This is the image that will appear on the Advance Reader’s Copy (ARC) that goes out for review. In the words of my long-suffering editor, “It’s the most up to date. Not final, but fine to use now for your school visits.”
It’s a process, and I don’t steer the ship. In the simplest terms possible, I think that the author is responsible for the inside of the book, but that the cover is in the domain of the publisher. I have input, but mine is only one of many voices. They have a lot more experience at this sort of thing.
The book is for middle school readers. It falls somewhere in that Grades 5-9 category, probably best for 6-8. A good companion book for readers who enjoyed Bystander.
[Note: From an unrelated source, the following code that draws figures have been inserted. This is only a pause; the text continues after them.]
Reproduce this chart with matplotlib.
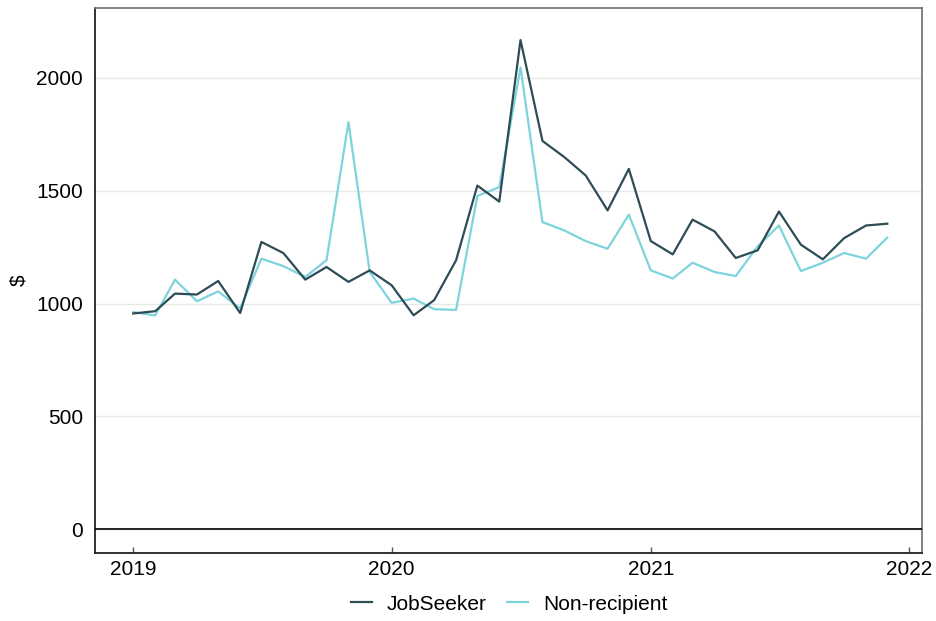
import matplotlib
matplotlib.use("Agg")
import matplotlib.pyplot as plt
import matplotlib.dates as mdates
import numpy as np
import pandas as pd

plt.rcParams['font.family'] = ['Liberation Sans', 'DejaVu Sans']

months = pd.date_range("2019-01-01", periods=36, freq="MS")

jobseeker = [956, 966, 1044, 1040, 1100, 958, 1273, 1224, 1106, 1162, 1096, 1147,
             1081, 948, 1015, 1192, 1523, 1452, 2168, 1721, 1649, 1568, 1413, 1597,
             1277, 1218, 1372, 1320, 1202, 1236, 1408, 1261, 1196, 1290, 1346, 1354]
non_recipient = [962, 947, 1106, 1010, 1054, 978, 1199, 1166, 1118, 1192, 1804, 1140,
                 1003, 1022, 975, 972, 1477, 1516, 2047, 1361, 1324, 1277, 1243, 1394,
                 1147, 1111, 1181, 1140, 1122, 1254, 1346, 1144, 1181, 1224, 1199, 1292]

dark = "#2d4c55"
light = "#7dd4dc"

fig = plt.figure(figsize=(9.36, 6.21), dpi=100)
ax = fig.add_axes([0.1015, 0.1095, 0.8835, 0.8775])

ax.plot(months, jobseeker, color=dark, lw=1.6, label="JobSeeker", zorder=3)
ax.plot(months, non_recipient, color=light, lw=1.6, label="Non-recipient", zorder=2)

ax.axhline(0, color="black", lw=1.2, zorder=4)
ax.set_ylim(-106, 2310)
ax.set_yticks([0, 500, 1000, 1500, 2000])
ax.yaxis.grid(True, color="#e8e8e8", lw=1)
ax.set_axisbelow(True)

ax.set_xlim(pd.Timestamp("2018-11-08"), pd.Timestamp("2022-01-19"))
ax.xaxis.set_major_locator(mdates.YearLocator())
ax.xaxis.set_major_formatter(mdates.DateFormatter("%Y"))

ax.tick_params(axis="x", direction="in", length=4, width=1, color="#555555",
               labelsize=15, pad=5)
ax.tick_params(axis="y", length=0, labelsize=15, pad=8.5)
ax.set_ylabel(r"\$", fontsize=15)
ax.yaxis.set_label_coords(-0.081, 0.5)

for side in ["left", "bottom"]:
    ax.spines[side].set_color("#222222")
    ax.spines[side].set_linewidth(1.3)
for side in ["top", "right"]:
    ax.spines[side].set_color("#777777")
    ax.spines[side].set_linewidth(1.3)

fig.legend(loc="center", bbox_to_anchor=(0.544, 0.027), ncol=2, frameon=False,
           fontsize=15, handlelength=1.0, columnspacing=1.0, handletextpad=0.7)

fig.savefig("out.png", dpi=100)
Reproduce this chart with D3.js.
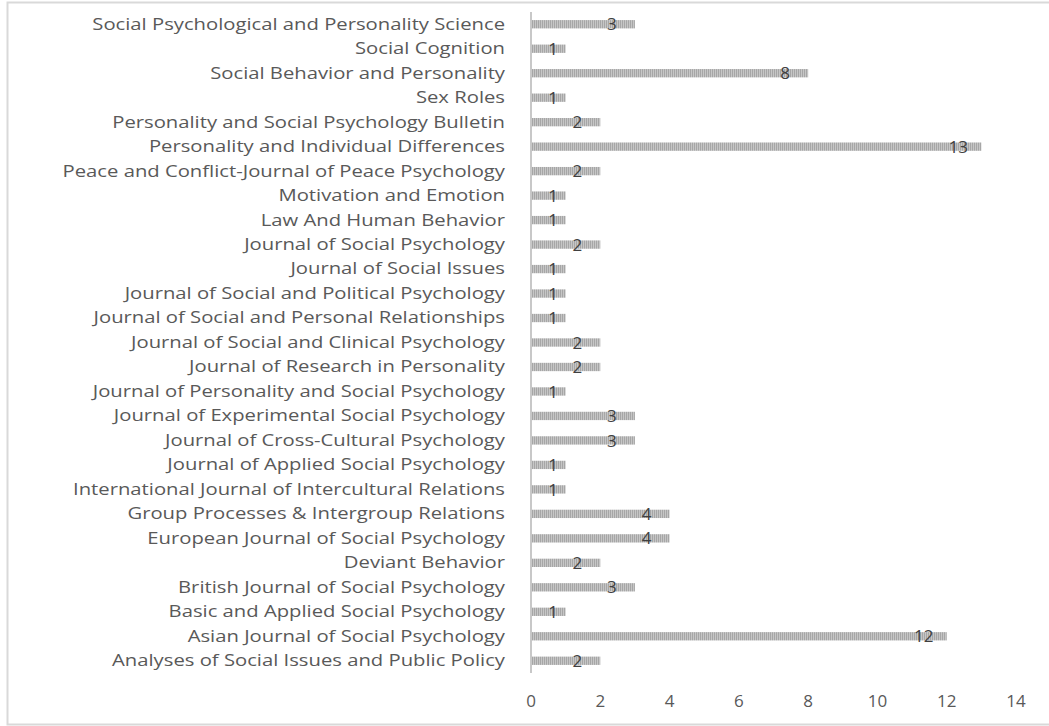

In an interview with Kirkus, I said this about the book to the charming Julie Danielson:
I have an ambitious hardcover coming out next year, titled The Fall (Macmillan, August 2015), in which I return to some of the themes first explored in Bystander. We’ve seen “the bully” become this vilified subcreature, and in most cases I don’t think that’s fair or accurate. Bullying is a verb, a behavior, not a label we can stick on people to define them—especially when we are talking about children. Walt Whitman wrote, “I am large, I contain multitudes.”The book is told in a journal format from the perspective of a boy who has participated in bullying—with tragic results—and now he’s got to own it. A good kid, I think, who failed to be his best self. To my surprise, the book ended up as almost a meditation on forgiveness, that most difficult of things. The opening sentence reads:
“Two weeks before Morgan Mallen threw herself off the water tower, I might have sent a message to her social media page that read, ‘Just die! die! die! No one cares about you anyway! (I’m just saying: It could have been me.)”
I was guided throughout my writing by a powerful quote from the great lawyer and activist Bryan Stevenson: “I’ve come to understand and to believe that each of us is more than the worst thing we’ve ever done.”